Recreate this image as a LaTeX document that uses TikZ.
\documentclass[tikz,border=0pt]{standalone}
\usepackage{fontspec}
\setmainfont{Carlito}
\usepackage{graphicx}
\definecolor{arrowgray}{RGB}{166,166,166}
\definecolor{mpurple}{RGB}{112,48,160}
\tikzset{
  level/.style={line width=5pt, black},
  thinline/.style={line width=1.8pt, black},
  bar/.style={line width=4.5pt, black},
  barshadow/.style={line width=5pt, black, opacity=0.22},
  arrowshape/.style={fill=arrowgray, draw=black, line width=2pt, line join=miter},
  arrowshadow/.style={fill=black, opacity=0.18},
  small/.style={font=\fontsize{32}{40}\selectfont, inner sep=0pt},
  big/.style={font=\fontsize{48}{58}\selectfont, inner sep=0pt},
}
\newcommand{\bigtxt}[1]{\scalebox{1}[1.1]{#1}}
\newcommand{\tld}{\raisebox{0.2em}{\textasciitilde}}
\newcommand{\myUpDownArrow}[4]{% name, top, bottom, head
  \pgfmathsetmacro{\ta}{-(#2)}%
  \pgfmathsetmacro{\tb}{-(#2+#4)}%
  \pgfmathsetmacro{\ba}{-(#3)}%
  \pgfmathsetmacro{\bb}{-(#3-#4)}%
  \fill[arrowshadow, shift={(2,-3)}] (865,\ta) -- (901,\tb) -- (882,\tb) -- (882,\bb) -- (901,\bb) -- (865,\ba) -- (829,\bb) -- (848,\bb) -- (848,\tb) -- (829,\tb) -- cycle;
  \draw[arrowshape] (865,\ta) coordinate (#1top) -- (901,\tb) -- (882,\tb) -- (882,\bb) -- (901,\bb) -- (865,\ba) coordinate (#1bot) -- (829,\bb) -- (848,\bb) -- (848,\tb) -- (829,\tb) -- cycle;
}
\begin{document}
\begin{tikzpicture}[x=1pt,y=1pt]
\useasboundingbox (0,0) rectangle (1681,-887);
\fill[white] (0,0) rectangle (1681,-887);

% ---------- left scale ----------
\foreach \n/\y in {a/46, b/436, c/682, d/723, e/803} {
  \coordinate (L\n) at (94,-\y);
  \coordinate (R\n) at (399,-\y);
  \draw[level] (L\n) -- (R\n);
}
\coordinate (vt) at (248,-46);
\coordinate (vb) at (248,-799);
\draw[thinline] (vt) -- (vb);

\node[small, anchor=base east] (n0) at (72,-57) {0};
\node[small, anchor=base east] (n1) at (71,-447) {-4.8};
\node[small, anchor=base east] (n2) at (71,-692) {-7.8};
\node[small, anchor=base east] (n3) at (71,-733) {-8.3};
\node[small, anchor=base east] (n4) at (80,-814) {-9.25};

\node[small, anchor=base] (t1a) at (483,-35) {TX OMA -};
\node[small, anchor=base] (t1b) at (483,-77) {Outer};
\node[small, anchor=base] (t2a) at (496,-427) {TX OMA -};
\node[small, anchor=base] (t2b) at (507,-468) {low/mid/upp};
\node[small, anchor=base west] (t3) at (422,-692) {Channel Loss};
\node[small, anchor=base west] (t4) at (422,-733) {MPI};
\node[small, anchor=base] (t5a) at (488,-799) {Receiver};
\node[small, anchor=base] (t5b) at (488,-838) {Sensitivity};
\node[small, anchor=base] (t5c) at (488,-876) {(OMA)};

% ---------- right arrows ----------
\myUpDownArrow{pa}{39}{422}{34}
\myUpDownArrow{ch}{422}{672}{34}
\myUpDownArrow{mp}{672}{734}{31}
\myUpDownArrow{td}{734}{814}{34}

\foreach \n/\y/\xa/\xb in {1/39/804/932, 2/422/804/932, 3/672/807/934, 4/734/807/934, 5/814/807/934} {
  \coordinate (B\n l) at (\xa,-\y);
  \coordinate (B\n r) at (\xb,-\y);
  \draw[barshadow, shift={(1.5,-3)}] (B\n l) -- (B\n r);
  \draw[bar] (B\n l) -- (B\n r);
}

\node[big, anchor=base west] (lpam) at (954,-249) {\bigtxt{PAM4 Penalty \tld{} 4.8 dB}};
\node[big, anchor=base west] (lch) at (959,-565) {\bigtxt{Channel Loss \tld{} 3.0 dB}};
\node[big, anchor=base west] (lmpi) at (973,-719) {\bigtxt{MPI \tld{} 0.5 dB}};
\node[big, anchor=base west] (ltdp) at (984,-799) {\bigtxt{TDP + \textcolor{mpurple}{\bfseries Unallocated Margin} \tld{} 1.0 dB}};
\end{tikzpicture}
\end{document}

⁂

» SHORT PROBLEM: Return the lines above exactly, keeping every word.

» SOLUTION BELOW:
Recreate this image as a LaTeX document that uses TikZ.
\documentclass[tikz,border=0pt]{standalone}
\usepackage{fontspec}
\setmainfont{Carlito}
\usepackage{graphicx}
\definecolor{arrowgray}{RGB}{166,166,166}
\definecolor{mpurple}{RGB}{112,48,160}
\tikzset{
  level/.style={line width=5pt, black},
  thinline/.style={line width=1.8pt, black},
  bar/.style={line width=4.5pt, black},
  barshadow/.style={line width=5pt, black, opacity=0.22},
  arrowshape/.style={fill=arrowgray, draw=black, line width=2pt, line join=miter},
  arrowshadow/.style={fill=black, opacity=0.18},
  small/.style={font=\fontsize{32}{40}\selectfont, inner sep=0pt},
  big/.style={font=\fontsize{48}{58}\selectfont, inner sep=0pt},
}
\newcommand{\bigtxt}[1]{\scalebox{1}[1.1]{#1}}
\newcommand{\tld}{\raisebox{0.2em}{\textasciitilde}}
\newcommand{\myUpDownArrow}[4]{% name, top, bottom, head
  \pgfmathsetmacro{\ta}{-(#2)}%
  \pgfmathsetmacro{\tb}{-(#2+#4)}%
  \pgfmathsetmacro{\ba}{-(#3)}%
  \pgfmathsetmacro{\bb}{-(#3-#4)}%
  \fill[arrowshadow, shift={(2,-3)}] (865,\ta) -- (901,\tb) -- (882,\tb) -- (882,\bb) -- (901,\bb) -- (865,\ba) -- (829,\bb) -- (848,\bb) -- (848,\tb) -- (829,\tb) -- cycle;
  \draw[arrowshape] (865,\ta) coordinate (#1top) -- (901,\tb) -- (882,\tb) -- (882,\bb) -- (901,\bb) -- (865,\ba) coordinate (#1bot) -- (829,\bb) -- (848,\bb) -- (848,\tb) -- (829,\tb) -- cycle;
}
\begin{document}
\begin{tikzpicture}[x=1pt,y=1pt]
\useasboundingbox (0,0) rectangle (1681,-887);
\fill[white] (0,0) rectangle (1681,-887);

% ---------- left scale ----------
\foreach \n/\y in {a/46, b/436, c/682, d/723, e/803} {
  \coordinate (L\n) at (94,-\y);
  \coordinate (R\n) at (399,-\y);
  \draw[level] (L\n) -- (R\n);
}
\coordinate (vt) at (248,-46);
\coordinate (vb) at (248,-799);
\draw[thinline] (vt) -- (vb);

\node[small, anchor=base east] (n0) at (72,-57) {0};
\node[small, anchor=base east] (n1) at (71,-447) {-4.8};
\node[small, anchor=base east] (n2) at (71,-692) {-7.8};
\node[small, anchor=base east] (n3) at (71,-733) {-8.3};
\node[small, anchor=base east] (n4) at (80,-814) {-9.25};

\node[small, anchor=base] (t1a) at (483,-35) {TX OMA -};
\node[small, anchor=base] (t1b) at (483,-77) {Outer};
\node[small, anchor=base] (t2a) at (496,-427) {TX OMA -};
\node[small, anchor=base] (t2b) at (507,-468) {low/mid/upp};
\node[small, anchor=base west] (t3) at (422,-692) {Channel Loss};
\node[small, anchor=base west] (t4) at (422,-733) {MPI};
\node[small, anchor=base] (t5a) at (488,-799) {Receiver};
\node[small, anchor=base] (t5b) at (488,-838) {Sensitivity};
\node[small, anchor=base] (t5c) at (488,-876) {(OMA)};

% ---------- right arrows ----------
\myUpDownArrow{pa}{39}{422}{34}
\myUpDownArrow{ch}{422}{672}{34}
\myUpDownArrow{mp}{672}{734}{31}
\myUpDownArrow{td}{734}{814}{34}

\foreach \n/\y/\xa/\xb in {1/39/804/932, 2/422/804/932, 3/672/807/934, 4/734/807/934, 5/814/807/934} {
  \coordinate (B\n l) at (\xa,-\y);
  \coordinate (B\n r) at (\xb,-\y);
  \draw[barshadow, shift={(1.5,-3)}] (B\n l) -- (B\n r);
  \draw[bar] (B\n l) -- (B\n r);
}

\node[big, anchor=base west] (lpam) at (954,-249) {\bigtxt{PAM4 Penalty \tld{} 4.8 dB}};
\node[big, anchor=base west] (lch) at (959,-565) {\bigtxt{Channel Loss \tld{} 3.0 dB}};
\node[big, anchor=base west] (lmpi) at (973,-719) {\bigtxt{MPI \tld{} 0.5 dB}};
\node[big, anchor=base west] (ltdp) at (984,-799) {\bigtxt{TDP + \textcolor{mpurple}{\bfseries Unallocated Margin} \tld{} 1.0 dB}};
\end{tikzpicture}
\end{document}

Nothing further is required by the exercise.